I could turn it into a skill, but then I'd have to make sure whatever I'm using supported skills -- and install it every time or in a way that was universally seen on my system (no, symlinking doesn't really solve this).
So I use AutoHotkey (you might use Raycast, Espanso, etc) to config that every time I type '/dsn', it auto-expands into my pre-prompt snippet.
Now, no matter whether I'm using an agent on the web/cloud, in my terminal window, or in an IDE, I've memorized my most important 'pre-prompts' and they're a few seconds away.
It's anti-fragile steering by design. Call it universal skill injection.
I liked that idea to have something more CLI agnostic
I have been trying to build skills to do various things on our internal tools, and more often then not, when it doesn't work, it is as much a problem with _our tools_ as it is with the LLM. You can't do obvious things, the documentation sucks, api's return opaque error messages. These are problems that humans can work around because of tribal knowledge, but LLMs absolutely cannot, and fixing it for LLM's also improves it for your human users, who probably have been quietly dealing with friction and bullshit without complaining -- or not dealing with it and going elsewhere.

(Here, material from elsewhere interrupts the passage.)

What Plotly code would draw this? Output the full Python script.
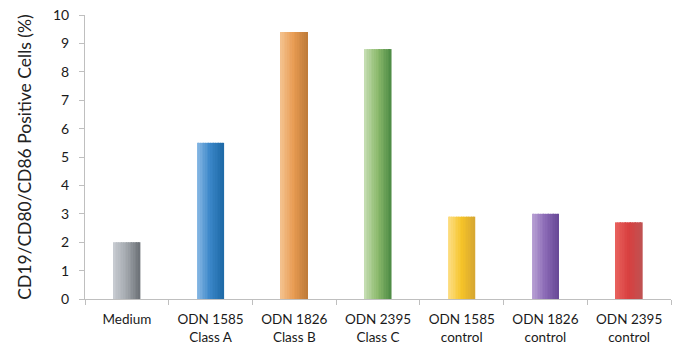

If you are building a product today, the feature you are working on _is not done_ until Claude Code can use it. A skill and an MCP isn't a "nice to have", it is going to be as important as SEO and accessibility, with extremely similar work to do to enable it.
Your product might as well not exist in a few years if it isn't discoverable by agents and usable by agents.
You can have the perfect scraping skill, but if the target blocks your requests, you're stuck. The hard problems are downstream.
Neo: Ju jitsu? I'm gonna learn Ju jitsu.
[Tank winks and loads the program] Neo: Holy shit!
…including, apparently, the clueless enthusiasm for people to “share” skills.
MCP is also perfectly fine when you run your own MCP locally. It’s bad when you install some arbitrary MCP from some random person. It fails when you have too many installed.
Same for skills.
It’s only a matter of time (maybe it already exists?) until someone makes a “package manager” for skills that has all of the stupid of MCP.